This year, perhaps more so than in the past, Yale needs a big season out of the men’s basketball team.
Forgive me for rehashing painful memories, but it has not yet been two months since our hopes and dreams of Ivy domination were shattered, as we watched Harvard march into the Yale Bowl and systematically dismantle our Boys in Blue. Many Yalies stumbled into the stadium just prior to halftime, hoping what they saw on the scoreboard was nothing more than a momentary hallucination. For the love of Elihu Yale, what was that hot chocolate spiked with?
Most likely vodka or peppermint schnapps, but that’s beside the point. There was no hallucination. There would be no comeback. And the hated Crimson would go on to thwart Yale’s quest for its first perfect season in nearly half a century while racking up their 12th Ivy League title. Nausea.
But hey, there was always basketball season, right? Wrong. If you were planning to reignite your passion for Yale athletics by jumping on the men’s-basketball bandwagon, through the first six games of this season you probably felt a little like Adam Sandler after being jilted at the altar in “The Wedding Singer.” The Bulldogs followed their opening-night victory against Sacred Heart with five consecutive losses by an average of almost 16 points a pop.
Then came the nail in my sports-loving coffin: My own intramural basketball squad suffered a brutal season-opening loss to Jonathan Edwards College. They apparently used pent-up frustrations about not actually having a college as the motivating fuel for their victory. I could take no more. I was done with sports here at Yale.
But alas, this column is not in fact about the trials and tribulations of my IM basketball team, much as I’m sure you wish it were. Rather, it’s about jumping on that men’s-basketball bandwagon after all.
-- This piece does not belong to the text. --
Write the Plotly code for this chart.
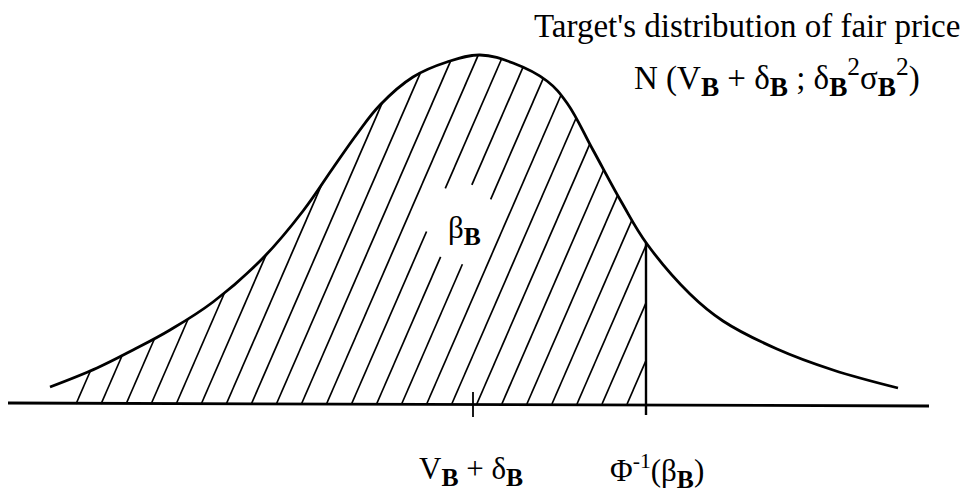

After dropping five of their first six games, the Bulldogs have clawed their way back to a very respectable 6-8 non-conference record in what is considered by the Sagarin Ratings to be the toughest schedule in the Ivy League and the 37th-most difficult in all of college basketball. Head coach James Jones, currently in his eighth season at Yale, believes that “our 2007-’08 schedule may be the most challenging that we’ve had in my tenure.”
And with Yale already having played six teams that reached the postseason last year — in front of hostile fans in gyms far, far away from the friendly confines of Lee Amphitheather — it’s easy to see why.
Their brutal season-opening road trip featured battles against UMass, Stanford, Holy Cross and 2007 Final Four participant UCLA (currently No. 4). The team returned home for a few games to duke it out with the likes of Vermont and Boston College before venturing into the historic Allen Fieldhouse and suffering a 33-point loss to No. 3 Kansas. Luckily for the Bulldogs, they’re not in Kansas anymore.
But my goal in taking you through this relatively depressing saga is not at all to depress you or turn you away from Yale sports. On the contrary, I aim to inspire appreciation for what the basketball team has done up until this point and excitement about the team’s future prospects this season.
For what we have after the completion of the non-conference portion of our schedule is not at all a down-and-out, dejected Bulldogs squad that has lost by double-digit margins in arenas around the nation. What we now have is a scrappy, experienced, battle-tested team hungry to enter Ivy League competition and better its second-place standing from a year ago.
Yale began its season last year in much the same fashion, losing eight of its first 10 games, but rallied in the second half of the season, ending with a winning overall record and posting an impressive 10-win Ivy season — the first since the 2001-’02 campaign.
And the Bulldogs’ prospects in the Ancient Eight look better than ever. In preseason coaches’ polls, Yale was picked to finish second in the league. Perhaps more important, this season marks the first time since 1988 that neither Penn nor Princeton was selected as most likely to win the title. The Quakers and the Tigers have made the NCAA Tournament 23 times a piece, but the tables may finally have turned this year. Entering league play, the perennial powerhouses are the bottom-dwellers, amassing the two worst non-conference records in the Ancient Eight, with only seven combined wins in 22 tries.
So in this year’s Ivy League parity, a versatile Eli squad that boasts a leading conference Player of the Year candidate (captain Eric Flato ’08), an experienced starting lineup of five upperclassmen and high expectations after last year’s near-Ivy title has the potential to do a lot of damage. Yale has a legitimate shot at winning an outright Ancient Eight title and going to the NCAA Tournament for the first time in 46 years. The fun begins this Saturday when Brown rolls into town.
Oh, and by the way, my intramural team plays this week, too. You’ll find out how we did next time.
Dhruv Khullar is a junior in Davenport College.